Asking questions to discover new ones

It is not always easy to ask the right questions and to understand other people’s perspectives. This exercise puts a focus on asking questions instead of trying to find answers. Furthermore, it also shines a light on how taking on other people’s questions might bring us to reflections we wouldn’t have opened for on our own. This exercise is for groups of professionals participating in your project – e.g. artists, pedagogues, teachers, psychologists. The exercise works the best if you are different professions doing it together.


You need:

  • An even number of participants – at least 6 and as big as you want
  • Labels – we use the Manilla labels with a hole for hanging up
  • Markers to write with
  • Bowl
  • Cord


The exercise consists of three rounds:

Round 1

  1. Give your participants a Manilla label and something to write with. Ask them to each write down something that they have been wondering about lately. It doesn’t have to be something related to their personal profession. It could be somethings as concrete as “why is the sky blue?” or as open as “what is the meaning of life?”. Its not important what they ask but that they start thinking in questions.
  1. Everyone puts their questions in a bowl. Now the participants need to partner op two and two. Go around and make each participant draw a random question from the bowl. If they draw their own, they have to put it back.
  1. Question rounds: The participants now have two rounds of 2 min to ask the question they drew to the partner. It is 2 min per round. One person asks the question out loud and the other one reflects upon it.
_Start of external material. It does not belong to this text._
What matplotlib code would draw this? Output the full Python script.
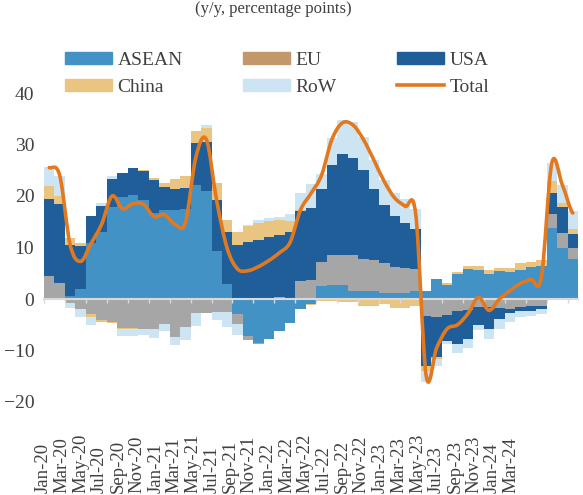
import numpy as np
import pandas as pd
import matplotlib
matplotlib.use("Agg")
import matplotlib.pyplot as plt
from matplotlib.path import Path
from matplotlib.patches import PathPatch, Patch
from matplotlib.lines import Line2D

months = pd.date_range("2020-01-01", periods=51, freq="MS").strftime("%b-%y").tolist()
tick_labels = months[::2]

# contributions, percentage points
asean = [0.0, 0.2, 0.6, 1.9, 10.9, 13.1, 17.8, 19.8, 20.2, 19.3, 16.7, 17.3,
         17.3, 17.5, 22.2, 20.9, 9.3, 3.0, -3.0, -7.2, -8.5, -7.8, -6.2, -4.6,
         -2.0, -1.0, 2.5, 2.8, 2.8, 1.5, 1.5, 1.5, 1.2, 1.2, 1.2, 1.5,
         1.5, 3.8, 2.8, 4.9, 5.8, 5.7, 4.9, 5.4, 5.3, 5.7, 6.2, 6.5,
         13.8, 9.9, 7.8]
other = [4.4, 2.9, -0.8, -2.0, -3.0, -4.1, -4.4, -5.6, -5.6, -5.9, -5.9, -4.9,
         -7.3, -5.5, -2.7, -2.8, -2.5, -2.5, -1.8, -0.8, -0.3, 0.0, 0.3, 0.0,
         3.4, 3.7, 4.6, 5.7, 5.7, 7.0, 6.3, 6.0, 5.7, 5.0, 4.8, 4.3,
         -3.3, -3.5, -3.2, -2.4, -2.2, -1.6, -1.6, -1.8, -1.9, -1.6, -1.3, -1.3,
         2.7, 2.9, 2.1]
usa = [15.0, 15.4, 9.9, 8.3, 5.3, 5.0, 5.5, 4.6, 5.2, 5.6, 6.4, 4.4,
       4.1, 4.0, 8.0, 9.6, 10.0, 10.1, 10.5, 11.1, 11.5, 12.0, 12.2, 13.1,
       13.6, 13.9, 14.2, 17.5, 19.6, 18.8, 17.3, 13.9, 11.3, 10.0, 8.7, 7.7,
       -9.7, -7.7, -5.0, -6.4, -5.5, -3.5, -4.2, -2.1, -0.9, -0.8, -1.1, -0.7,
       4.0, 5.0, 2.8]
china = [2.6, 1.5, 1.3, 0.7, -0.4, -0.3, -0.2, -0.3, -0.3, 0.2, 0.4, 0.8,
         1.9, 2.4, 2.5, 2.8, 3.2, 2.3, 2.6, 3.0, 3.2, 3.1, 2.9, 2.0,
         0.3, -0.2, -0.3, -0.3, -0.6, -0.6, -1.3, -1.3, -1.0, -1.8, -1.8, -1.3,
         -1.0, -0.4, 0.3, 0.3, 0.7, 0.8, 0.7, 0.6, 0.8, 1.2, 0.9, 1.0,
         2.5, 0.8, 0.8]
row = [3.7, 3.8, -1.0, -1.4, -1.7, 0.6, 0.6, -1.2, -1.3, -1.0, -1.6, -1.3,
       -1.6, -2.4, -2.6, 0.5, -1.5, -3.0, -2.1, 0.3, 0.6, 0.6, 0.5, 1.4,
       3.3, 4.8, 3.0, 5.2, 6.6, 7.1, 6.4, 5.6, 4.9, 4.3, 4.7, 4.0,
       -2.1, -1.5, -0.6, -1.6, -1.8, -0.9, -2.0, -1.9, -1.6, -1.1, -0.9, -1.0,
       3.4, 3.6, 3.5]
total = [25.5, 24.0, 10.5, 7.3, 10.8, 14.5, 20.0, 17.5, 18.5, 18.4, 16.0, 16.4,
         14.5, 14.8, 27.5, 31.0, 19.0, 9.8, 5.8, 5.5, 6.3, 7.5, 9.0, 11.0,
         17.3, 20.5, 24.0, 31.0, 34.2, 33.8, 31.0, 27.0, 22.8, 19.6, 18.0, 16.5,
         -14.9, -9.5, -5.8, -5.0, -2.8, 0.3, -2.2, 0.0, 1.6, 3.0, 3.8, 4.2,
         26.4, 22.2, 16.7]

c_asean = "#4292C6"
c_eu = "#C4976A"
c_usa = "#1F5E99"
c_china = "#EAC481"
c_row = "#CDE5F3"
c_other = "#A6A6A6"
c_total = "#E3791E"
txt = "#404040"

plt.rcParams["font.family"] = ["Liberation Serif", "DejaVu Serif"]

fig = plt.figure(figsize=(5.83, 4.95), dpi=100)
ax = fig.add_axes([44 / 583, 93 / 495, 534 / 583, 309 / 495])

x = np.arange(len(months))
pos_base = np.zeros(len(x))
neg_base = np.zeros(len(x))
for vals, col in [(asean, c_asean), (other, c_other), (usa, c_usa),
                  (china, c_china), (row, c_row)]:
    v = np.array(vals)
    p = np.where(v > 0, v, 0)
    n = np.where(v < 0, v, 0)
    ax.bar(x, p, bottom=pos_base, width=1.0, color=col, linewidth=0, zorder=1)
    ax.bar(x, n, bottom=neg_base, width=1.0, color=col, linewidth=0, zorder=1)
    pos_base += p
    neg_base += n

# smoothed total line (cubic bezier through the monthly points)
y = np.array(total)
verts = [(x[0], y[0])]
codes = [Path.MOVETO]
for i in range(len(x) - 1):
    ym = y[i - 1] if i > 0 else y[i]
    yp = y[i + 2] if i + 2 < len(y) else y[i + 1]
    verts += [(x[i] + 1 / 3, y[i] + (y[i + 1] - ym) / 6),
              (x[i + 1] - 1 / 3, y[i + 1] - (yp - y[i]) / 6),
              (x[i + 1], y[i + 1])]
    codes += [Path.CURVE4] * 3
ax.add_patch(PathPatch(Path(verts, codes), fill=False, edgecolor=c_total,
                       lw=2.6, capstyle="round", joinstyle="round", zorder=4))

ax.set_xlim(-0.5, len(x) - 0.5)
ax.set_ylim(-20, 40)
ax.set_yticks(range(-20, 41, 10))
for s in ["top", "right", "left"]:
    ax.spines[s].set_visible(False)
ax.spines["bottom"].set_position(("data", 0))
ax.spines["bottom"].set_color("#D9D9D9")
ax.spines["bottom"].set_linewidth(1.5)
ax.spines["bottom"].set_zorder(3)
ax.set_xticks(np.arange(-0.5, len(x) - 0.5, 2))
ax.tick_params(axis="x", length=3, width=1, color="#D9D9D9", labelbottom=False)
ax.tick_params(axis="y", length=0, pad=7, labelsize=14, labelcolor=txt)

# month labels along the bottom
for i, lab in enumerate(tick_labels):
    fig.text((43.5 + 18.7 * i) / 583, 2 / 495, lab, rotation=90, ha="center",
             va="bottom", fontsize=13.5, color=txt)

fig.text(273 / 583, 1 - 1 / 495, "(y/y, percentage points)", ha="center",
         va="top", fontsize=12, color=txt)

handles = [Patch(color=c_asean), Patch(color=c_china), Patch(color=c_eu),
           Patch(color=c_row), Patch(color=c_usa),
           Line2D([], [], color=c_total, lw=2.6)]
labels = ["ASEAN", "China", "EU", "RoW", "USA", "Total"]
leg = fig.legend(handles, labels, ncol=3, loc="upper left",
                 bbox_to_anchor=(65 / 583, 1 - 52 / 495), frameon=False,
                 fontsize=14, handlelength=2.4, handleheight=0.55,
                 handletextpad=0.3, columnspacing=3.1, labelspacing=0.5,
                 borderpad=0, borderaxespad=0)
for t in leg.get_texts():
    t.set_color(txt)

fig.savefig("out.png", dpi=100)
You are allowed to discuss the question with each other.


Round 2

  1. Now that the participants have warmed up, give them a new manilla label and ask them two write down a professional question relating to what your workshop/project is about – e.g. “how do I become better at understanding and going with the children’s perspective ” or “how do I make the project more inclusive so all children are engaged?”
  1. Everyone puts their questions in a bowl. The participants partner up two and two again with the same partner. Everyone draws a random question from the bowl.
  1. Question rounds: The participants now have 5 min for each of the two rounds. This time around you read your own question out loud and reflect upon it. This time the other person is allowed reflect with you, and you can discuss the question together.


Round 3

Put all your questions up on the cord and hang it in the room. Make time for you to go around and look at all the questions and talk amongst yourselves. Are there any questions which inspire you to ask new questions or makes you wonder? Or maybe one you would like to work on answering? Leave all your questions hanging up on the cord in the room for the rest of your meeting/workshop.